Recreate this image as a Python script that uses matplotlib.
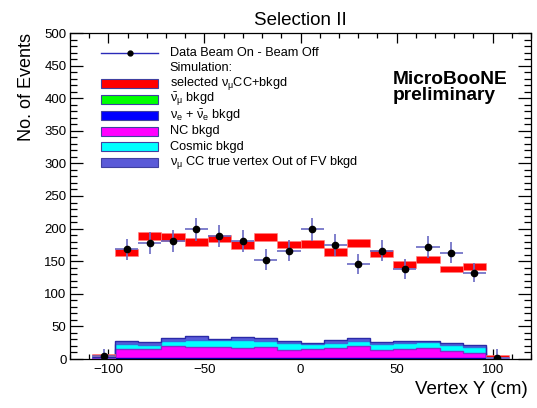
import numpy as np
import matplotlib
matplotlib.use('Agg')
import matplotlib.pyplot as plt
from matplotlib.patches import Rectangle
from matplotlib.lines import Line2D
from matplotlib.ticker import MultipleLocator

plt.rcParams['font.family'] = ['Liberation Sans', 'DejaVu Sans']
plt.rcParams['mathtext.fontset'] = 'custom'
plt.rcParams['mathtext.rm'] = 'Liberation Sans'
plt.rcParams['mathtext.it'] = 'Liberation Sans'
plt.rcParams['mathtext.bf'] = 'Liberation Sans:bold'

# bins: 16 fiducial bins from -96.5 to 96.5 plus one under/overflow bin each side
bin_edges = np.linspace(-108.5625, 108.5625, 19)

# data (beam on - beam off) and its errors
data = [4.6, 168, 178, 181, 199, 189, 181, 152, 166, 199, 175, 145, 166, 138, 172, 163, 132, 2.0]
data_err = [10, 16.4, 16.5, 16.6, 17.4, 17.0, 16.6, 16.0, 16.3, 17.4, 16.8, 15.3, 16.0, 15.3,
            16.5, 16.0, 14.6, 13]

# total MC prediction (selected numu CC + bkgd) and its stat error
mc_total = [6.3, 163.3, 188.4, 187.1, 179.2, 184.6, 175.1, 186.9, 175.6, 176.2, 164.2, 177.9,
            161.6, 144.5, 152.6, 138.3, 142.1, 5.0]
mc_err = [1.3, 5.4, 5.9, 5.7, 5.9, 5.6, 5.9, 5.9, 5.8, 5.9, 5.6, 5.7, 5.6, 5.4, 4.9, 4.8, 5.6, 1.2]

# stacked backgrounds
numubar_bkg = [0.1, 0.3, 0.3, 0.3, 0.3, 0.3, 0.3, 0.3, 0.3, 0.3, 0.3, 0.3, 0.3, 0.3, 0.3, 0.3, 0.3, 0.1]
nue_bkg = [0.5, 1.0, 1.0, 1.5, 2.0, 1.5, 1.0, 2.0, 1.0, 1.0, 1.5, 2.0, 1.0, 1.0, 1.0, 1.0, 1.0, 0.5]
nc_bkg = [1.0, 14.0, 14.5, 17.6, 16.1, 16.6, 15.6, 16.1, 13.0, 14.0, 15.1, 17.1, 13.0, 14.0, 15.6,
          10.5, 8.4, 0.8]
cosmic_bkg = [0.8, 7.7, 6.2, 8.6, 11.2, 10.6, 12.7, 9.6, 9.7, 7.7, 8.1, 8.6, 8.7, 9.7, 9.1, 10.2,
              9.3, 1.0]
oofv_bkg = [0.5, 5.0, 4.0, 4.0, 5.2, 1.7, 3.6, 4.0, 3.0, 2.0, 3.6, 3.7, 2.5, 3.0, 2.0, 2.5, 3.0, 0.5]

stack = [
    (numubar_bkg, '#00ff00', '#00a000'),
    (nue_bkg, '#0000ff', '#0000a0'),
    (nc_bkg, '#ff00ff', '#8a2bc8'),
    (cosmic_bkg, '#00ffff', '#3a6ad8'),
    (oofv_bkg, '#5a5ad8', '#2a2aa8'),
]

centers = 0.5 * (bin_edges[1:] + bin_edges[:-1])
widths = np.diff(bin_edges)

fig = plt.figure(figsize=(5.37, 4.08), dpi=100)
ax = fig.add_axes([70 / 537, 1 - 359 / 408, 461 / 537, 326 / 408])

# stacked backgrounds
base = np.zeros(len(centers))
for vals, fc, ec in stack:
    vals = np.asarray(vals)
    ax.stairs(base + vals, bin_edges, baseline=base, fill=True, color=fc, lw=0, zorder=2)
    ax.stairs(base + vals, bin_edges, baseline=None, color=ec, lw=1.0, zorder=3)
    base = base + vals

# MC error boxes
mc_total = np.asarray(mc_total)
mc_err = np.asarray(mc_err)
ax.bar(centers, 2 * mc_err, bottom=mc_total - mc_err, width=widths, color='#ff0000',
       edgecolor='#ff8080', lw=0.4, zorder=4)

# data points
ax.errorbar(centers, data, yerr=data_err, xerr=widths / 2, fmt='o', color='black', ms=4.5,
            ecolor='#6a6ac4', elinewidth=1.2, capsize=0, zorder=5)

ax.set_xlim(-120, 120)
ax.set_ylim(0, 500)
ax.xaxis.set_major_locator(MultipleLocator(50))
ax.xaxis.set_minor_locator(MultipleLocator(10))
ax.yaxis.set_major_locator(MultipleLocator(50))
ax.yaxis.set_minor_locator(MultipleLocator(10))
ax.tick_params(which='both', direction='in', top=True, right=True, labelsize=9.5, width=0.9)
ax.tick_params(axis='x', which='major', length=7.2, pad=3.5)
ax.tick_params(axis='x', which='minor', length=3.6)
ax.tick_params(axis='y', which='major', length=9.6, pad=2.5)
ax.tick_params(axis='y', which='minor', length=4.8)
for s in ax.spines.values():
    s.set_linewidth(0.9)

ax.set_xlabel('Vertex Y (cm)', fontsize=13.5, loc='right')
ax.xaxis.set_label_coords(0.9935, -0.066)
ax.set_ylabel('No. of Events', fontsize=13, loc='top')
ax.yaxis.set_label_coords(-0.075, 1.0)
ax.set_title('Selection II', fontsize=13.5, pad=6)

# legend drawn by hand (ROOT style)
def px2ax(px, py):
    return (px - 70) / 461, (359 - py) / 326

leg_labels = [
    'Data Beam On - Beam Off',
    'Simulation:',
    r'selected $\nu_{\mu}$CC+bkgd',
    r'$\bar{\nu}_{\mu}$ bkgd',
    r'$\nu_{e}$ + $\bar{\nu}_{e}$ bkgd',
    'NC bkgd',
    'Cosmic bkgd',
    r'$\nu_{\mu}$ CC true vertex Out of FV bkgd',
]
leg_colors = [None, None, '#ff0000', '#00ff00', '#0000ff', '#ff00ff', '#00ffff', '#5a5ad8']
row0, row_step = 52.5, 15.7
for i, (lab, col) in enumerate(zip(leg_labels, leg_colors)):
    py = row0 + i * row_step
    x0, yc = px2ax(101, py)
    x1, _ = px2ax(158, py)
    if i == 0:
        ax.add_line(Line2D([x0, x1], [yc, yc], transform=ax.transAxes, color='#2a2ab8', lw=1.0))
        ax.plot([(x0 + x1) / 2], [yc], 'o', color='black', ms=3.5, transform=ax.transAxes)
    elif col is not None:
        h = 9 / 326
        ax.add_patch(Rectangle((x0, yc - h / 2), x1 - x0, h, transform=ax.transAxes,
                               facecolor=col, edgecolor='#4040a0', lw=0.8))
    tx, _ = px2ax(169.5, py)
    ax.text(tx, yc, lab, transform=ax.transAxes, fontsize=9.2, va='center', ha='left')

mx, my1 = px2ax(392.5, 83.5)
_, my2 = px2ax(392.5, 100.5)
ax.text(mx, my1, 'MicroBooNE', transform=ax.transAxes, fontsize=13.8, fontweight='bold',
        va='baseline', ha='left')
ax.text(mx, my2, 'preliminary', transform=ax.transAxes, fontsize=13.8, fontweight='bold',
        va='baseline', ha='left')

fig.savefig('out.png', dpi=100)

##########

SET EXERCISE
Reproduce the listing above exactly, excluding all pictures.

RESPONSE TO THE TASK
Recreate this image as a Python script that uses matplotlib.
import numpy as np
import matplotlib
matplotlib.use('Agg')
import matplotlib.pyplot as plt
from matplotlib.patches import Rectangle
from matplotlib.lines import Line2D
from matplotlib.ticker import MultipleLocator

plt.rcParams['font.family'] = ['Liberation Sans', 'DejaVu Sans']
plt.rcParams['mathtext.fontset'] = 'custom'
plt.rcParams['mathtext.rm'] = 'Liberation Sans'
plt.rcParams['mathtext.it'] = 'Liberation Sans'
plt.rcParams['mathtext.bf'] = 'Liberation Sans:bold'

# bins: 16 fiducial bins from -96.5 to 96.5 plus one under/overflow bin each side
bin_edges = np.linspace(-108.5625, 108.5625, 19)

# data (beam on - beam off) and its errors
data = [4.6, 168, 178, 181, 199, 189, 181, 152, 166, 199, 175, 145, 166, 138, 172, 163, 132, 2.0]
data_err = [10, 16.4, 16.5, 16.6, 17.4, 17.0, 16.6, 16.0, 16.3, 17.4, 16.8, 15.3, 16.0, 15.3,
            16.5, 16.0, 14.6, 13]

# total MC prediction (selected numu CC + bkgd) and its stat error
mc_total = [6.3, 163.3, 188.4, 187.1, 179.2, 184.6, 175.1, 186.9, 175.6, 176.2, 164.2, 177.9,
            161.6, 144.5, 152.6, 138.3, 142.1, 5.0]
mc_err = [1.3, 5.4, 5.9, 5.7, 5.9, 5.6, 5.9, 5.9, 5.8, 5.9, 5.6, 5.7, 5.6, 5.4, 4.9, 4.8, 5.6, 1.2]

# stacked backgrounds
numubar_bkg = [0.1, 0.3, 0.3, 0.3, 0.3, 0.3, 0.3, 0.3, 0.3, 0.3, 0.3, 0.3, 0.3, 0.3, 0.3, 0.3, 0.3, 0.1]
nue_bkg = [0.5, 1.0, 1.0, 1.5, 2.0, 1.5, 1.0, 2.0, 1.0, 1.0, 1.5, 2.0, 1.0, 1.0, 1.0, 1.0, 1.0, 0.5]
nc_bkg = [1.0, 14.0, 14.5, 17.6, 16.1, 16.6, 15.6, 16.1, 13.0, 14.0, 15.1, 17.1, 13.0, 14.0, 15.6,
          10.5, 8.4, 0.8]
cosmic_bkg = [0.8, 7.7, 6.2, 8.6, 11.2, 10.6, 12.7, 9.6, 9.7, 7.7, 8.1, 8.6, 8.7, 9.7, 9.1, 10.2,
              9.3, 1.0]
oofv_bkg = [0.5, 5.0, 4.0, 4.0, 5.2, 1.7, 3.6, 4.0, 3.0, 2.0, 3.6, 3.7, 2.5, 3.0, 2.0, 2.5, 3.0, 0.5]

stack = [
    (numubar_bkg, '#00ff00', '#00a000'),
    (nue_bkg, '#0000ff', '#0000a0'),
    (nc_bkg, '#ff00ff', '#8a2bc8'),
    (cosmic_bkg, '#00ffff', '#3a6ad8'),
    (oofv_bkg, '#5a5ad8', '#2a2aa8'),
]

centers = 0.5 * (bin_edges[1:] + bin_edges[:-1])
widths = np.diff(bin_edges)

fig = plt.figure(figsize=(5.37, 4.08), dpi=100)
ax = fig.add_axes([70 / 537, 1 - 359 / 408, 461 / 537, 326 / 408])

# stacked backgrounds
base = np.zeros(len(centers))
for vals, fc, ec in stack:
    vals = np.asarray(vals)
    ax.stairs(base + vals, bin_edges, baseline=base, fill=True, color=fc, lw=0, zorder=2)
    ax.stairs(base + vals, bin_edges, baseline=None, color=ec, lw=1.0, zorder=3)
    base = base + vals

# MC error boxes
mc_total = np.asarray(mc_total)
mc_err = np.asarray(mc_err)
ax.bar(centers, 2 * mc_err, bottom=mc_total - mc_err, width=widths, color='#ff0000',
       edgecolor='#ff8080', lw=0.4, zorder=4)

# data points
ax.errorbar(centers, data, yerr=data_err, xerr=widths / 2, fmt='o', color='black', ms=4.5,
            ecolor='#6a6ac4', elinewidth=1.2, capsize=0, zorder=5)

ax.set_xlim(-120, 120)
ax.set_ylim(0, 500)
ax.xaxis.set_major_locator(MultipleLocator(50))
ax.xaxis.set_minor_locator(MultipleLocator(10))
ax.yaxis.set_major_locator(MultipleLocator(50))
ax.yaxis.set_minor_locator(MultipleLocator(10))
ax.tick_params(which='both', direction='in', top=True, right=True, labelsize=9.5, width=0.9)
ax.tick_params(axis='x', which='major', length=7.2, pad=3.5)
ax.tick_params(axis='x', which='minor', length=3.6)
ax.tick_params(axis='y', which='major', length=9.6, pad=2.5)
ax.tick_params(axis='y', which='minor', length=4.8)
for s in ax.spines.values():
    s.set_linewidth(0.9)

ax.set_xlabel('Vertex Y (cm)', fontsize=13.5, loc='right')
ax.xaxis.set_label_coords(0.9935, -0.066)
ax.set_ylabel('No. of Events', fontsize=13, loc='top')
ax.yaxis.set_label_coords(-0.075, 1.0)
ax.set_title('Selection II', fontsize=13.5, pad=6)

# legend drawn by hand (ROOT style)
def px2ax(px, py):
    return (px - 70) / 461, (359 - py) / 326

leg_labels = [
    'Data Beam On - Beam Off',
    'Simulation:',
    r'selected $\nu_{\mu}$CC+bkgd',
    r'$\bar{\nu}_{\mu}$ bkgd',
    r'$\nu_{e}$ + $\bar{\nu}_{e}$ bkgd',
    'NC bkgd',
    'Cosmic bkgd',
    r'$\nu_{\mu}$ CC true vertex Out of FV bkgd',
]
leg_colors = [None, None, '#ff0000', '#00ff00', '#0000ff', '#ff00ff', '#00ffff', '#5a5ad8']
row0, row_step = 52.5, 15.7
for i, (lab, col) in enumerate(zip(leg_labels, leg_colors)):
    py = row0 + i * row_step
    x0, yc = px2ax(101, py)
    x1, _ = px2ax(158, py)
    if i == 0:
        ax.add_line(Line2D([x0, x1], [yc, yc], transform=ax.transAxes, color='#2a2ab8', lw=1.0))
        ax.plot([(x0 + x1) / 2], [yc], 'o', color='black', ms=3.5, transform=ax.transAxes)
    elif col is not None:
        h = 9 / 326
        ax.add_patch(Rectangle((x0, yc - h / 2), x1 - x0, h, transform=ax.transAxes,
                               facecolor=col, edgecolor='#4040a0', lw=0.8))
    tx, _ = px2ax(169.5, py)
    ax.text(tx, yc, lab, transform=ax.transAxes, fontsize=9.2, va='center', ha='left')

mx, my1 = px2ax(392.5, 83.5)
_, my2 = px2ax(392.5, 100.5)
ax.text(mx, my1, 'MicroBooNE', transform=ax.transAxes, fontsize=13.8, fontweight='bold',
        va='baseline', ha='left')
ax.text(mx, my2, 'preliminary', transform=ax.transAxes, fontsize=13.8, fontweight='bold',
        va='baseline', ha='left')

fig.savefig('out.png', dpi=100)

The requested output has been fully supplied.